Dataset excerpt →
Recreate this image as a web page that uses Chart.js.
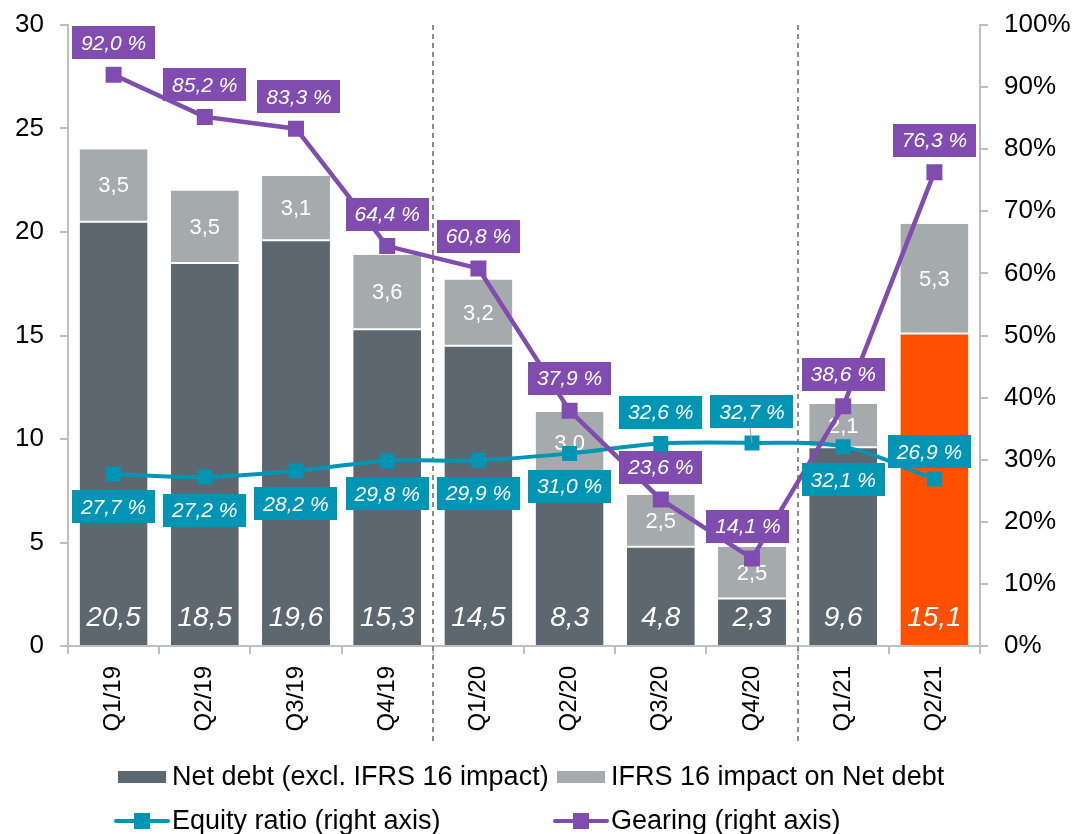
<!DOCTYPE html>
<html>
<head>
<meta charset="utf-8">
<script src="https://cdn.jsdelivr.net/npm/chart.js@4.4.1/dist/chart.umd.min.js"></script>
<style>
  html, body { margin: 0; padding: 0; background: #ffffff; }
  #wrap { width: 1079px; height: 834px; position: relative; }
</style>
</head>
<body>
<div id="wrap"><canvas id="c"></canvas></div>
<script>
// ---- Data ----
const categories = ['Q1/19', 'Q2/19', 'Q3/19', 'Q4/19', 'Q1/20', 'Q2/20', 'Q3/20', 'Q4/20', 'Q1/21', 'Q2/21'];
const netDebt = [20.5, 18.5, 19.6, 15.3, 14.5, 8.3, 4.8, 2.3, 9.6, 15.1];
const ifrs16Impact = [3.5, 3.5, 3.1, 3.6, 3.2, 3.0, 2.5, 2.5, 2.1, 5.3];
const equityRatio = [27.7, 27.2, 28.2, 29.8, 29.9, 31.0, 32.6, 32.7, 32.1, 26.9];
const gearing = [92.0, 85.2, 83.3, 64.4, 60.8, 37.9, 23.6, 14.1, 38.6, 76.3];
const seriesNames = ['Net debt (excl. IFRS 16 impact)', 'IFRS 16 impact on Net debt', 'Equity ratio (right axis)', 'Gearing (right axis)'];
const yearSeparatorsAfter = [3, 7];
const equityLabelSide = ['below', 'below', 'below', 'below', 'below', 'below', 'above', 'above', 'below', 'above'];

// ---- Styles ----
const FONT = '"Liberation Sans", Arial, sans-serif';
const C_DARK = '#5C6770';
const C_GREY = '#A5AAAD';
const C_ORANGE = '#FF5000';
const C_TEAL = '#0095B4';
const C_PURPLE = '#814CAF';
const C_AXIS = '#BFBFBF';

const fmt = v => v.toFixed(1).replace('.', ',');

const labelPlugin = {
  id: 'customLabels',
  beforeDatasetsDraw(chart) {
    const ctx = chart.ctx;
    const x = chart.scales.x;
    const ca = chart.chartArea;
    ctx.save();
    ctx.strokeStyle = '#8C8C8C';
    ctx.lineWidth = 2;
    ctx.setLineDash([5, 4]);
    yearSeparatorsAfter.forEach(i => {
      const px = Math.round((x.getPixelForValue(i) + x.getPixelForValue(i + 1)) / 2);
      ctx.beginPath();
      ctx.moveTo(px, ca.top);
      ctx.lineTo(px, ca.bottom + 96);
      ctx.stroke();
    });
    ctx.restore();
  },
  beforeDatasetDraw(chart, args) {
    if (args.index !== 2) return;
    // bar value labels (drawn after bars, before lines)
    const ctx = chart.ctx;
    const m0 = chart.getDatasetMeta(0);
    const m1 = chart.getDatasetMeta(1);
    ctx.save();
    ctx.fillStyle = '#ffffff';
    ctx.textAlign = 'center';
    ctx.textBaseline = 'middle';
    m0.data.forEach((bar, i) => {
      ctx.font = 'italic 28px ' + FONT;
      ctx.fillText(fmt(netDebt[i]), bar.x, bar.base - 27);
    });
    m1.data.forEach((bar, i) => {
      ctx.font = '22px ' + FONT;
      ctx.fillText(fmt(ifrs16Impact[i]), bar.x, (bar.y + bar.base) / 2 + 1);
    });
    ctx.restore();
  },
  afterDatasetsDraw(chart) {
    const ctx = chart.ctx;
    const drawBox = (text, cx, cy, color) => {
      ctx.font = 'italic 21px ' + FONT;
      const w = ctx.measureText(text).width + 18;
      const h = 33;
      ctx.fillStyle = color;
      ctx.fillRect(Math.round(cx - w / 2), Math.round(cy - h / 2), Math.round(w), h);
      ctx.fillStyle = '#ffffff';
      ctx.textAlign = 'center';
      ctx.textBaseline = 'middle';
      ctx.fillText(text, cx, cy + 1);
    };
    ctx.save();
    const mE = chart.getDatasetMeta(2);
    mE.data.forEach((pt, i) => {
      const side = equityLabelSide[i];
      let dx = 0, dy = side === 'above' ? -31 : 33;
      if (i === equityRatio.length - 1) { dx = -5; dy = -27; }
      if (i === 7) {
        ctx.strokeStyle = '#A0A0A0';
        ctx.lineWidth = 1;
        ctx.beginPath();
        ctx.moveTo(pt.x - 2, pt.y + dy + 16);
        ctx.lineTo(pt.x, pt.y);
        ctx.stroke();
      }
      drawBox(fmt(equityRatio[i]) + ' %', pt.x + dx, pt.y + dy, C_TEAL);
    });
    const mG = chart.getDatasetMeta(3);
    mG.data.forEach((pt, i) => {
      let dx = 0;
      if (i === 7) dx = -4;
      if (i === 2) dx = 3;
      drawBox(fmt(gearing[i]) + ' %', pt.x + dx, pt.y - 32, C_PURPLE);
    });
    ctx.restore();
  },
  afterDraw(chart) {
    // legend in a two-column grid
    const ctx = chart.ctx;
    ctx.save();
    ctx.font = '27px ' + FONT;
    ctx.fillStyle = '#000000';
    ctx.textBaseline = 'middle';
    ctx.textAlign = 'left';
    const cols = [116, 555];
    const rows = [777, 821];
    // row 1: bar swatches
    [C_DARK, C_GREY].forEach((c, k) => {
      ctx.fillStyle = c;
      ctx.fillRect(cols[k] + 2, rows[0] - 6, 48, 12);
      ctx.fillStyle = '#000000';
      ctx.fillText(seriesNames[k], cols[k] + 56, rows[0] + 1);
    });
    // row 2: line swatches
    [C_TEAL, C_PURPLE].forEach((c, k) => {
      ctx.strokeStyle = c;
      ctx.lineWidth = 4;
      ctx.lineCap = 'round';
      ctx.beginPath();
      ctx.moveTo(cols[k], rows[1]);
      ctx.lineTo(cols[k] + 52, rows[1]);
      ctx.stroke();
      ctx.fillStyle = c;
      ctx.fillRect(cols[k] + 18, rows[1] - 8, 16, 16);
      ctx.fillStyle = '#000000';
      ctx.fillText(seriesNames[2 + k], cols[k] + 56, rows[1] + 1);
    });
    ctx.restore();
  }
};

new Chart(document.getElementById('c'), {
  type: 'bar',
  data: {
    labels: categories,
    datasets: [
      {
        label: seriesNames[0], type: 'bar', data: netDebt, yAxisID: 'y', stack: 'debt', order: 2,
        backgroundColor: netDebt.map((v, i) => i === netDebt.length - 1 ? C_ORANGE : C_DARK),
        borderColor: '#ffffff', borderWidth: { top: 1, left: 0, right: 0, bottom: 0 }, borderSkipped: false,
        categoryPercentage: 1, barPercentage: 0.745
      },
      {
        label: seriesNames[1], type: 'bar', data: ifrs16Impact, yAxisID: 'y', stack: 'debt', order: 3,
        backgroundColor: C_GREY,
        borderColor: '#ffffff', borderWidth: { top: 0, left: 0, right: 0, bottom: 1 }, borderSkipped: false,
        categoryPercentage: 1, barPercentage: 0.745
      },
      {
        label: seriesNames[2], type: 'line', data: equityRatio, yAxisID: 'y1', order: 1,
        borderColor: C_TEAL, backgroundColor: C_TEAL, borderWidth: 4, tension: 0.35,
        pointStyle: 'rect', pointRadius: 10.6, pointBorderWidth: 0, fill: false
      },
      {
        label: seriesNames[3], type: 'line', data: gearing, yAxisID: 'y1', order: 0,
        borderColor: C_PURPLE, backgroundColor: C_PURPLE, borderWidth: 4.5, tension: 0,
        pointStyle: 'rect', pointRadius: 11.3, pointBorderWidth: 0, fill: false
      }
    ]
  },
  options: {
    responsive: true,
    maintainAspectRatio: false,
    animation: false,
    layout: { padding: { top: 25, bottom: 88, left: 0, right: 0 } },
    plugins: { legend: { display: false }, tooltip: { enabled: false } },
    scales: {
      x: {
        stacked: true,
        offset: true,
        grid: { display: true, drawOnChartArea: false, drawTicks: true, tickLength: 8, color: C_AXIS, lineWidth: 2, offset: true },
        border: { display: true, color: C_AXIS, width: 2 },
        ticks: { color: '#000', font: { family: FONT, size: 24 }, minRotation: 90, maxRotation: 90, autoSkip: false, padding: 12 },
        afterFit(s) { s.height = 100; s.paddingLeft = 0; s.paddingRight = 0; }
      },
      y: {
        position: 'left', stacked: true, min: 0, max: 30,
        grid: { display: true, drawOnChartArea: false, drawTicks: true, tickLength: 8, color: C_AXIS, lineWidth: 2 },
        border: { display: true, color: C_AXIS, width: 2 },
        ticks: { stepSize: 5, color: '#000', font: { family: FONT, size: 26 }, padding: 16 },
        afterFit(s) { s.width = 68; s.paddingTop = 0; s.paddingBottom = 0; }
      },
      y1: {
        position: 'right', stacked: false, min: 0, max: 100,
        grid: { display: true, drawOnChartArea: false, drawTicks: true, tickLength: 8, color: C_AXIS, lineWidth: 2 },
        border: { display: true, color: C_AXIS, width: 2 },
        ticks: { stepSize: 10, color: '#000', font: { family: FONT, size: 26 }, padding: 16, callback: v => v + '%' },
        afterFit(s) { s.width = 99; s.paddingTop = 0; s.paddingBottom = 0; }
      }
    }
  },
  plugins: [labelPlugin]
});
</script>
</body>
</html>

Job →
Every line from the top of the material above through the line with "const fmt = v" should be duplicated exactly, please; leave out the pictures.

Exercise solution →
Recreate this image as a web page that uses Chart.js.
<!DOCTYPE html>
<html>
<head>
<meta charset="utf-8">
<script src="https://cdn.jsdelivr.net/npm/chart.js@4.4.1/dist/chart.umd.min.js"></script>
<style>
  html, body { margin: 0; padding: 0; background: #ffffff; }
  #wrap { width: 1079px; height: 834px; position: relative; }
</style>
</head>
<body>
<div id="wrap"><canvas id="c"></canvas></div>
<script>
// ---- Data ----
const categories = ['Q1/19', 'Q2/19', 'Q3/19', 'Q4/19', 'Q1/20', 'Q2/20', 'Q3/20', 'Q4/20', 'Q1/21', 'Q2/21'];
const netDebt = [20.5, 18.5, 19.6, 15.3, 14.5, 8.3, 4.8, 2.3, 9.6, 15.1];
const ifrs16Impact = [3.5, 3.5, 3.1, 3.6, 3.2, 3.0, 2.5, 2.5, 2.1, 5.3];
const equityRatio = [27.7, 27.2, 28.2, 29.8, 29.9, 31.0, 32.6, 32.7, 32.1, 26.9];
const gearing = [92.0, 85.2, 83.3, 64.4, 60.8, 37.9, 23.6, 14.1, 38.6, 76.3];
const seriesNames = ['Net debt (excl. IFRS 16 impact)', 'IFRS 16 impact on Net debt', 'Equity ratio (right axis)', 'Gearing (right axis)'];
const yearSeparatorsAfter = [3, 7];
const equityLabelSide = ['below', 'below', 'below', 'below', 'below', 'below', 'above', 'above', 'below', 'above'];

// ---- Styles ----
const FONT = '"Liberation Sans", Arial, sans-serif';
const C_DARK = '#5C6770';
const C_GREY = '#A5AAAD';
const C_ORANGE = '#FF5000';
const C_TEAL = '#0095B4';
const C_PURPLE = '#814CAF';
const C_AXIS = '#BFBFBF';

const fmt = v => v.toFixed(1).replace('.', ',');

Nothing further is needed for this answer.